Nio founder and CEO William Li framed the early order intake more bullishly, attributing it to product competitiveness rather than just the lower deposit.
“If we say that the orders are better than the L90 during the same period and attribute that entirely to the lower deposit, that explanation isn’t quite accurate,” Li said. “It’s also due to our product competitiveness.”
The L80’s compressed pre-launch marketing window — from the late-April Beijing Auto Show unveiling to today’s launch — was meaningfully shorter than the L90’s debut window, which stretched from the Shanghai Auto Show in late April 2025 to the L90’s product and technology launch on July 10, 2025.
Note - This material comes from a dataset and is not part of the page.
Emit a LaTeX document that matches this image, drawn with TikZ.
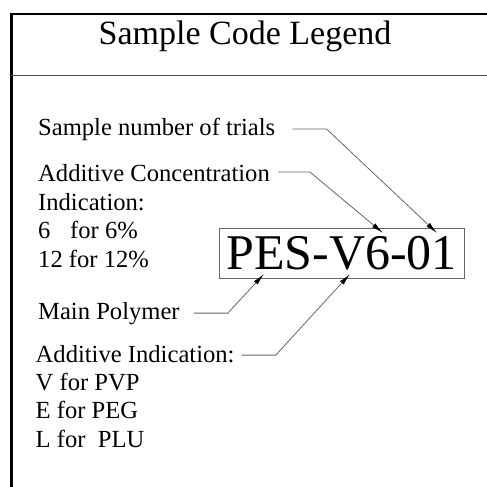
\documentclass[tikz,border=0pt]{standalone}
\usepackage{fontspec}
\setmainfont{Liberation Serif}
\usetikzlibrary{arrows.meta}

\begin{document}
\begin{tikzpicture}[x=1pt, y=-1pt,
  lbl/.style = {anchor=base west, inner sep=0pt, font=\fontsize{24.6}{28}\selectfont},
  lead/.style = {draw=black!60, line width=0.8pt, -{Latex[length=12pt,width=5pt,color=black]}}]
  \useasboundingbox (0,0) rectangle (487,487);
  % frame
  \draw[line width=2.6pt] (11.3,487) -- (11.3,14) -- (487,14);
  \draw[line width=0.8pt, black!70] (11,75) -- (487,75);
  \node[anchor=base, inner sep=0pt, font=\fontsize{34}{40}\selectfont] (title) at (245,45) {Sample Code Legend};
  % code
  \node[draw=black!60, line width=0.8pt, inner sep=0pt, minimum width=245pt, minimum height=50pt,
        font=\fontsize{50}{50}\selectfont] (code) at (341.5,253) {PES-V6-01};
  \coordinate (tip01) at (437,233);
  \coordinate (tip6) at (383,233);
  \coordinate (tipPES) at (264,274);
  \coordinate (tipV) at (350,274);
  % labels
  \node[lbl] (trials) at (38,135) {Sample number of trials};
  \node[lbl] (conc) at (38,181.5) {Additive Concentration};
  \node[lbl] (conc2) at (38,210) {Indication:};
  \node[lbl] (conc3) at (38,238.5) {6\hspace{0.8em}for 6\%};
  \node[lbl] (conc4) at (38,267) {12 for 12\%};
  \node[lbl] (main) at (38,319) {Main Polymer};
  \node[lbl] (add) at (35.5,362) {Additive Indication:};
  \node[lbl] (add2) at (35.5,390) {V for PVP};
  \node[lbl] (add3) at (35.5,418.5) {E for PEG};
  \node[lbl] (add4) at (35.5,447) {L for\ \ PLU};
  % leaders
  \draw[lead] ([xshift=17pt]trials.east) -- ++(34,0) -- (tip01);
  \draw[lead] ([xshift=8pt,yshift=1pt]conc.east) -- ++(32,0) -- (tip6);
  \draw[lead] ([xshift=14pt]main.east) -- ++(34,0) -- (tipPES);
  \draw[lead] ([xshift=7pt,yshift=-1.5pt]add.east) -- ++(34,0) -- (tipV);
\end{tikzpicture}
\end{document}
“As a result, yesterday’s pre-order deposit performance exceeded both our team’s expectations and our internal forecasts,” Li said. “At the same time, because the warm-up period was short, we remain very confident about continued growth in deposits going forward.”
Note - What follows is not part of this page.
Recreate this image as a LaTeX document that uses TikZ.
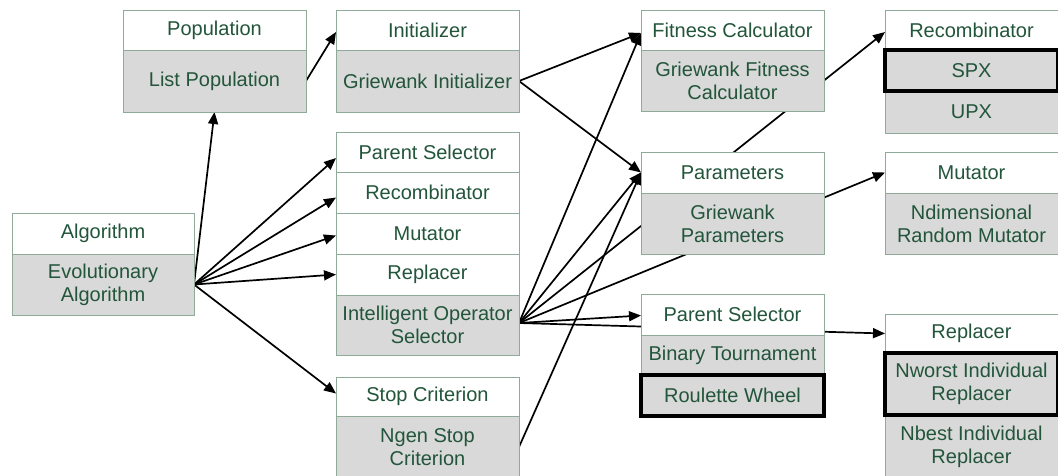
\documentclass[tikz,border=0pt]{standalone}
\usepackage{fontspec}
\setmainfont{Liberation Sans}
\usetikzlibrary{arrows.meta,backgrounds}
\definecolor{celltext}{HTML}{22553A}
\definecolor{cellline}{HTML}{8FAA99}
\definecolor{cellfill}{HTML}{D9D9D9}
\tikzset{
  cell/.style={draw=cellline, line width=1pt, inner sep=0pt, outer sep=0pt,
    anchor=north west, align=center, text=celltext,
    font=\fontsize{20}{23}\selectfont},
  head/.style={cell, fill=white},
  body/.style={cell, fill=cellfill},
  chosen/.style={body, draw=black, line width=4pt},
  link/.style={line width=1.7pt, -{Triangle[length=12pt,width=10pt]}},
}
% \mkcell{style}{name}{left}{top}{width}{height}{text}
\newcommand\mkcell[7]{\node[#1, minimum width=#5pt, minimum height=#6pt] (#2) at (#3,#4) {#7};}
\begin{document}
\begin{tikzpicture}[x=1pt, y=-1pt]
\useasboundingbox (0,0) rectangle (1058,475);

% Population
\mkcell{head}{poph}{123}{10}{183}{40}{Population}
\mkcell{body}{popb}{123}{50}{183}{62}{List Population}
% Initializer
\mkcell{head}{inith}{336}{10}{183}{40}{Initializer}
\mkcell{body}{initb}{336}{50}{183}{62}{Griewank Initializer}
% Fitness calculator
\mkcell{head}{fch}{641}{10}{183}{40}{Fitness Calculator}
\mkcell{body}{fcb}{641}{50}{183}{61}{Griewank Fitness\\Calculator}
% Recombinator (operators)
\mkcell{head}{rrh}{885}{10}{173}{40}{Recombinator}
\mkcell{body}{upx}{885}{91}{173}{42}{UPX}
\mkcell{chosen}{spx}{885}{50}{173}{41}{SPX}

% Algorithm
\mkcell{head}{algh}{12}{213}{182}{41}{Algorithm}
\mkcell{body}{algb}{12}{254}{182}{61}{Evolutionary\\Algorithm}

% Algorithm parts
\mkcell{head}{ps}{336}{132}{183}{40}{Parent Selector}
\mkcell{head}{rec}{336}{172}{183}{41}{Recombinator}
\mkcell{head}{mut}{336}{213}{183}{41}{Mutator}
\mkcell{head}{rep}{336}{254}{183}{41}{Replacer}
\mkcell{body}{ios}{336}{295}{183}{60}{Intelligent Operator\\Selector}

% Stop criterion
\mkcell{head}{stoph}{336}{377}{183}{39}{Stop Criterion}
\mkcell{body}{stopb}{336}{416}{183}{62}{Ngen Stop\\Criterion}

% Parameters
\mkcell{head}{parh}{641}{152}{183}{41}{Parameters}
\mkcell{body}{parb}{641}{193}{183}{61}{Griewank\\Parameters}

% Mutator (operator)
\mkcell{head}{mrh}{885}{152}{173}{41}{Mutator}
\mkcell{body}{mrb}{885}{193}{173}{61}{Ndimensional\\Random Mutator}

% Parent selector (operators)
\mkcell{head}{psh}{641}{294}{183}{41}{Parent Selector}
\mkcell{body}{bt}{641}{335}{183}{40}{Binary Tournament}
\mkcell{chosen}{rw}{641}{375}{183}{41}{Roulette Wheel}

% Replacer (operators)
\mkcell{head}{rph}{885}{314}{173}{39}{Replacer}
\mkcell{body}{nbest}{885}{415}{173}{63}{Nbest Individual\\Replacer}
\mkcell{chosen}{nworst}{885}{353}{173}{62}{Nworst Individual\\Replacer}

% Connectors, drawn beneath the boxes
\begin{pgfonlayer}{background}
  \draw[link] (popb.east) -- ([yshift=-2pt]inith.west);
  \draw[link] (algb.east) -- (popb.south);
  \draw[link] (algb.east) -- ([yshift=-6pt]ps.west);
  \draw[link] (algb.east) -- ([yshift=-5pt]rec.west);
  \draw[link] (algb.east) -- ([yshift=-2pt]mut.west);
  \draw[link] (algb.east) -- (rep.west);
  \draw[link] (algb.east) -- ([yshift=3pt]stoph.west);

  \draw[link] (initb.east) -- ([yshift=-3pt]fch.west);
  \draw[link] (initb.east) -- (parh.west);

  \coordinate (iosout) at ([yshift=2pt]ios.east);
  \draw[link] (iosout) -- ([yshift=-3pt]fch.west);
  \draw[link] (iosout) -- (parh.west);
  \draw[link] (iosout) -- ([yshift=-2pt]rrh.west);
  \draw[link] (iosout) -- (mrh.west);
  \draw[link] (iosout) -- ([yshift=-1pt]psh.west);
  \draw[link] (iosout) -- (rph.west);

  \draw[link] (stopb.east) -- (parh.west);
\end{pgfonlayer}
\end{tikzpicture}
\end{document}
The Brand Awareness Challenge
Despite the early order momentum, Li returned to a theme he has raised repeatedly in recent weeks: Onvo’s lack of brand recognition.
“From our analysis this morning, we also identified an issue: many users are still outside our previous core audience, and the proportion of such new users is relatively low,” Li said. “This shows that Onvo’s biggest problem right now is low awareness — many people simply don’t know about Onvo.”
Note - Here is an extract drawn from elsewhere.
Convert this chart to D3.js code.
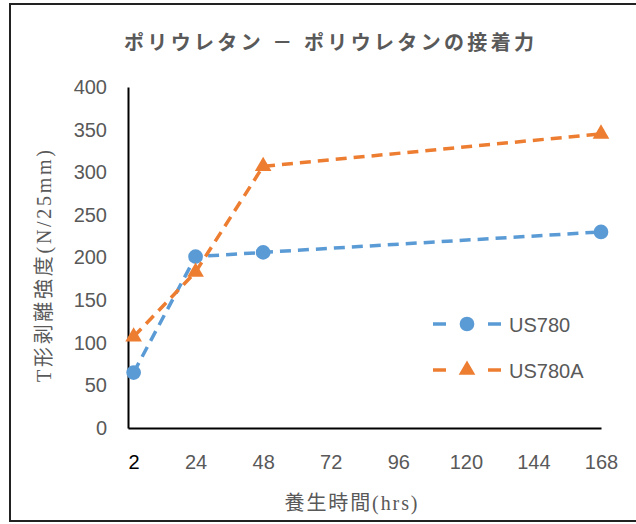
<!DOCTYPE html>
<html>
<head>
<meta charset="utf-8">
<script src="https://cdn.jsdelivr.net/npm/d3@7"></script>
<style>
  body { margin: 0; background: #fff; }
  svg { display: block; }
</style>
</head>
<body>
<svg id="chart" width="636" height="524"></svg>
<script>
const hours = [2, 24, 48, 168];
const us780 = [65, 201, 206, 230];
const us780a = [107, 183, 307, 345];
const xTicks = [2, 24, 48, 72, 96, 120, 144, 168];
const yTicks = [0, 50, 100, 150, 200, 250, 300, 350, 400];
const seriesNames = ["US780", "US780A"];

const svg = d3.select("#chart");
const grey = "#595959";
const blue = "#5b9bd5";
const orange = "#ed7d31";
const cjkFont = "'Liberation Serif', 'Noto Sans CJK JP'";

// outer frame
svg.append("rect")
  .attr("x", 10).attr("y", 4)
  .attr("width", 640).attr("height", 517)
  .attr("fill", "none")
  .attr("stroke", "#222").attr("stroke-width", 2);

const x = d3.scaleLinear().domain([0, 168]).range([128, 601]);
const y = d3.scaleLinear().domain([0, 400]).range([428, 87]);

// title
svg.append("text")
  .attr("x", 329).attr("y", 50)
  .attr("text-anchor", "middle")
  .attr("font-family", cjkFont)
  .attr("font-weight", "bold")
  .attr("font-size", 20)
  .attr("textLength", 410)
  .attr("lengthAdjust", "spacing")
  .attr("fill", grey)
  .text("ポリウレタン － ポリウレタンの接着力");

// axes
const yAxis = svg.append("g")
  .attr("transform", "translate(128,0)")
  .call(d3.axisLeft(y).tickValues(yTicks).tickSize(0).tickPadding(21));
yAxis.select(".domain").attr("stroke", "#000").attr("stroke-width", 2);
yAxis.selectAll("text")
  .attr("font-family", "'Liberation Sans', sans-serif")
  .attr("font-size", 20)
  .attr("fill", grey);

const xAxis = svg.append("g")
  .attr("transform", "translate(0,428)")
  .call(d3.axisBottom(x).tickValues(xTicks).tickSize(0).tickPadding(27));
xAxis.select(".domain").attr("stroke", "#000").attr("stroke-width", 2);
xAxis.selectAll("text")
  .attr("font-family", "'Liberation Sans', sans-serif")
  .attr("font-size", 20)
  .attr("fill", d => d === 2 ? "#000" : grey);

// axis titles
svg.append("text")
  .attr("transform", "translate(51,266) rotate(-90)")
  .attr("text-anchor", "middle")
  .attr("font-family", cjkFont)
  .attr("font-size", 20)
  .attr("textLength", 232)
  .attr("lengthAdjust", "spacing")
  .attr("fill", grey)
  .text("T形剥離強度(N/25mm)");

svg.append("text")
  .attr("x", 351).attr("y", 510)
  .attr("text-anchor", "middle")
  .attr("font-family", cjkFont)
  .attr("font-size", 20)
  .attr("textLength", 133)
  .attr("lengthAdjust", "spacing")
  .attr("fill", grey)
  .text("養生時間(hrs)");

// series
const series = [
  { name: seriesNames[0], values: us780, color: blue, symbol: d3.symbolCircle, size: 170 },
  { name: seriesNames[1], values: us780a, color: orange, symbol: d3.symbolTriangle, size: 120 }
];

const line = d3.line().x(d => x(d[0])).y(d => y(d[1]));

series.forEach(s => {
  const pts = hours.map((h, i) => [h, s.values[i]]);
  svg.append("path")
    .datum(pts)
    .attr("d", line)
    .attr("fill", "none")
    .attr("stroke", s.color)
    .attr("stroke-width", 3.5)
    .attr("stroke-dasharray", "11,7");
  svg.selectAll(null)
    .data(pts)
    .enter().append("path")
    .attr("transform", d => `translate(${x(d[0])},${y(d[1])})`)
    .attr("d", d3.symbol().type(s.symbol).size(s.size))
    .attr("fill", s.color);
});

// legend
series.forEach((s, i) => {
  const ly = 324 + i * 46;
  const g = svg.append("g");
  g.append("line")
    .attr("x1", 433).attr("x2", 501)
    .attr("y1", ly).attr("y2", ly)
    .attr("stroke", s.color)
    .attr("stroke-width", 3.5)
    .attr("stroke-dasharray", "13,42");
  g.append("path")
    .attr("transform", `translate(467,${ly})`)
    .attr("d", d3.symbol().type(s.symbol).size(s.size))
    .attr("fill", s.color);
  g.append("text")
    .attr("x", 509).attr("y", ly + 8)
    .attr("font-family", "'Liberation Sans', sans-serif")
    .attr("font-size", 20)
    .attr("fill", grey)
    .text(s.name);
});
</script>
</body>
</html>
The founder framed the problem as both a constraint and an opportunity.
“In fact, once people become aware of Onvo, our conversion rate is very high,” he said. “From awareness to final purchase, our conversion rate ranks among the top in the industry.”
Last week, Li compared the brand’s current visibility to Nio’s own recognition levels in late 2019 to early 2020 — a period when the parent company nearly ran out of cash before being rescued by a roughly $1 billion investment led by the Hefei municipal government.
“This is both a positive and a challenge,” Li said. “So we really need to rely on everyone here to help promote and spread the word.”
Onvo plans to increase its promotional efforts starting May 1, the company has said, with the L80 launch event today marking the formal start of that intensified marketing push.
Expectations for the L80
At a recent internal meeting, Li called the L80 “a revolutionary product” for the 200,000-yuan-plus large five-seat SUV market and predicted it would boost L90 and L60 sales — “just as L90 previously boosted L60.”
Executives have described the L80 as targeting “unmet needs” in the five-seat SUV segment, arguing that existing large five-seat SUVs have failed to deliver on their promise of practicality.
Nio Co-founder and President Qin Lihong dismissed concerns last week that the L80 would cannibalize sales of an upcoming five-seat Nio ES8 variant, pointing to the more than 100,000-yuan price gap between the two models.
Shen told reporters at the same briefing that production capacity would not be a bottleneck: “L80 production is no problem, place your orders freely.”
The launch comes as Nio Group continues to execute its multi-brand strategy, with the main Nio brand targeting premium buyers, Onvo targeting family-oriented mid-market buyers, and the Firefly sub-brand targeting compact-segment buyers.